Яшка тотчас выступил вперед — тихонький, причесанный. Руки сложены на груди, глаза потуплены. Ну, чисто пряник медовый.

«Ну и сволочь», — думал я.

— Чо нам Яшка! — зашевелились мужики. — Купилы да бабы — вот он и весь, твой Яшка.

— Из-за шкурок только к нам и шастает...

— Шкура и есть!..

Яшка тотчас нырнул за спины — молчком и словно растаял. И сколько я ни присматривался, Яшки не было — будто привиделся.

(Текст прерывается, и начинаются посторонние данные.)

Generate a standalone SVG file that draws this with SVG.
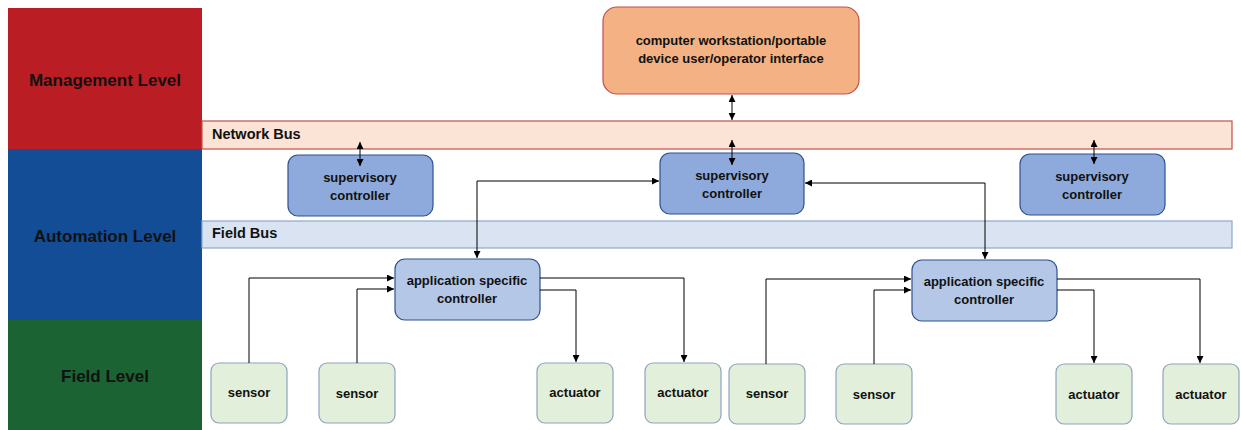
<svg xmlns="http://www.w3.org/2000/svg" width="1241" height="430" viewBox="0 0 1241 430">
  <style>
    .lvl { font-family: "Liberation Sans", Arial, sans-serif; font-weight: bold; font-size: 17px; fill: #111; text-anchor: middle; }
    .bus { font-family: "Liberation Sans", Arial, sans-serif; font-weight: bold; font-size: 14.5px; fill: #111; }
    .lbl { font-family: "Liberation Sans", Arial, sans-serif; font-weight: bold; font-size: 13px; fill: #111; text-anchor: middle; }
    .sup { fill: #8EA9DB; stroke: #2F528F; stroke-width: 1.2; }
    .app { fill: #B4C7E7; stroke: #2F528F; stroke-width: 1.2; }
    .dev { fill: #E2EFDA; stroke: #8EA4BE; stroke-width: 1.2; }
    .ws { fill: #F4B183; stroke: #C0504D; stroke-width: 1.2; }
    .wire { fill: none; stroke: #000; stroke-width: 1; }
  </style>
  <defs>
    <marker id="arrow" viewBox="0 0 10 10" refX="10" refY="5" markerWidth="7" markerHeight="7" orient="auto-start-reverse" markerUnits="userSpaceOnUse">
      <path d="M0,0 L10,5 L0,10 z" fill="#000"/>
    </marker>
  </defs>

  <rect width="1241" height="430" fill="#fff"/>

  <!-- level bands -->
  <g id="levels">
    <rect x="8" y="8" width="194" height="141" fill="#BB1D24"/>
    <rect x="8" y="149" width="194" height="171" fill="#134D95"/>
    <rect x="8" y="320" width="194" height="110" fill="#1B6332"/>
    <text class="lvl" x="105" y="86">Management  Level</text>
    <text class="lvl" x="105" y="242">Automation  Level</text>
    <text class="lvl" x="105" y="382">Field Level</text>
  </g>

  <!-- buses -->
  <g id="network-bus">
    <rect x="202" y="121" width="1030" height="28" fill="#FBE3D5" stroke="#C0504D" stroke-width="1.2"/>
    <text class="bus" x="212" y="139">Network Bus</text>
  </g>
  <g id="field-bus">
    <rect x="202" y="221" width="1030" height="27" fill="#DAE3F1" stroke="#8EA9C8" stroke-width="1.2"/>
    <text class="bus" x="212" y="238">Field Bus</text>
  </g>

  <!-- management node -->
  <g id="workstation">
    <rect class="ws" x="603" y="7" width="256" height="87" rx="14"/>
    <text class="lbl" x="731" y="45">computer workstation/portable</text>
    <text class="lbl" x="731" y="63">device user/operator interface</text>
  </g>

  <!-- supervisory controllers -->
  <g id="supervisory-1">
    <rect class="sup" x="288" y="155" width="145" height="61" rx="10"/>
    <text class="lbl" x="360" y="182">supervisory</text>
    <text class="lbl" x="360" y="200">controller</text>
  </g>
  <g id="supervisory-2">
    <rect class="sup" x="660" y="153" width="144" height="61" rx="10"/>
    <text class="lbl" x="732" y="180">supervisory</text>
    <text class="lbl" x="732" y="198">controller</text>
  </g>
  <g id="supervisory-3">
    <rect class="sup" x="1020" y="154" width="145" height="61" rx="10"/>
    <text class="lbl" x="1092" y="181">supervisory</text>
    <text class="lbl" x="1092" y="199">controller</text>
  </g>

  <!-- application specific controllers -->
  <g id="app-controller-1">
    <rect class="app" x="395" y="259" width="145" height="61" rx="10"/>
    <text class="lbl" x="467" y="285">application specific</text>
    <text class="lbl" x="467" y="303">controller</text>
  </g>
  <g id="app-controller-2">
    <rect class="app" x="912" y="260" width="145" height="61" rx="10"/>
    <text class="lbl" x="984" y="286">application specific</text>
    <text class="lbl" x="984" y="304">controller</text>
  </g>

  <!-- field devices -->
  <g id="sensor-1">
    <rect class="dev" x="211" y="363" width="76" height="60" rx="8"/>
    <text class="lbl" x="249" y="397">sensor</text>
  </g>
  <g id="sensor-2">
    <rect class="dev" x="319" y="363" width="76" height="60" rx="8"/>
    <text class="lbl" x="357" y="398">sensor</text>
  </g>
  <g id="actuator-1">
    <rect class="dev" x="537" y="363" width="76" height="60" rx="8"/>
    <text class="lbl" x="575" y="397">actuator</text>
  </g>
  <g id="actuator-2">
    <rect class="dev" x="645" y="363" width="76" height="60" rx="8"/>
    <text class="lbl" x="683" y="397">actuator</text>
  </g>
  <g id="sensor-3">
    <rect class="dev" x="729" y="364" width="76" height="60" rx="8"/>
    <text class="lbl" x="767" y="398">sensor</text>
  </g>
  <g id="sensor-4">
    <rect class="dev" x="836" y="364" width="76" height="60" rx="8"/>
    <text class="lbl" x="874" y="399">sensor</text>
  </g>
  <g id="actuator-3">
    <rect class="dev" x="1056" y="364" width="76" height="60" rx="8"/>
    <text class="lbl" x="1094" y="399">actuator</text>
  </g>
  <g id="actuator-4">
    <rect class="dev" x="1163" y="364" width="76" height="60" rx="8"/>
    <text class="lbl" x="1201" y="399">actuator</text>
  </g>

  <!-- connectors, drawn last so the bus links show over the controller boxes -->
  <g id="connectors" class="wire">
    <!-- workstation / network bus / supervisory controllers -->
    <line x1="732" y1="95" x2="732" y2="120" marker-start="url(#arrow)" marker-end="url(#arrow)"/>
    <line x1="732" y1="140" x2="732" y2="165" marker-start="url(#arrow)" marker-end="url(#arrow)"/>
    <line x1="360" y1="142" x2="360" y2="166" marker-start="url(#arrow)" marker-end="url(#arrow)"/>
    <line x1="1094" y1="140" x2="1094" y2="164" marker-start="url(#arrow)" marker-end="url(#arrow)"/>
    <!-- supervisory controller to application controllers -->
    <path d="M477,258 V181 H659" marker-start="url(#arrow)" marker-end="url(#arrow)"/>
    <path d="M805,183 H985 V259" marker-start="url(#arrow)" marker-end="url(#arrow)"/>
    <!-- left application controller -->
    <path d="M249,363 V278 H394" marker-end="url(#arrow)"/>
    <path d="M357,363 V289 H394" marker-end="url(#arrow)"/>
    <path d="M540,290 H576 V362" marker-end="url(#arrow)"/>
    <path d="M540,278 H684 V362" marker-end="url(#arrow)"/>
    <!-- right application controller -->
    <path d="M766,364 V279 H911" marker-end="url(#arrow)"/>
    <path d="M874,364 V290 H911" marker-end="url(#arrow)"/>
    <path d="M1057,290 H1094 V363" marker-end="url(#arrow)"/>
    <path d="M1057,279 H1200 V363" marker-end="url(#arrow)"/>
  </g>
</svg>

— Бабы лютуют, — заговорил рыжебородый молодой мужик. — Никакого сладу. Моя грит — бороду сбрей, рожи не видно. И сама, грит, хожу в балахонах и ичигах, а ноги у меня баские.

— Гы-гы-гы!.. Го-го-го!..

— А чо ржете, чо! Ходим, как лешие. Я молодой, а похож на старца!

В смех и разговоры врывался скрипучий голос патефона.

И суетливо, как лесные мураши, по тропкам сновали старцы и старицы. Шли поодиночке, по двое, по трое, мелькая промеж сосен быстрыми тенями.

А вечером, часов в семь, раздались сухие певучие удары, понеслись, будоража эхо.

— Клеплют в малое дерево... Бяда! — всполошились мужики.

И тогда-то раздался нестройный крик:

— Зрите, последние христиане!

Все обернулись.

На берегу сидел старец. Голый. Он светил на солнце отвратительной наготой иссохшего полумертвого тела. И дымился, как головешка, — это налетел гнус.

Когда он там устроился, я не заметил. Должно быть, под прикрытием стариковских гнутых спин. Но он сидел, и в этом было какое-то неясное для меня и вполне определенное для староверов значение.

Вокруг стояли старухи. Они кричали горестно, воющими голосами:

— На муку идет!.. О-ох, родимый, что задумал?.. Отступись, пожалей себя...

Но старец был недвижим и молчалив, словно пластмассовый.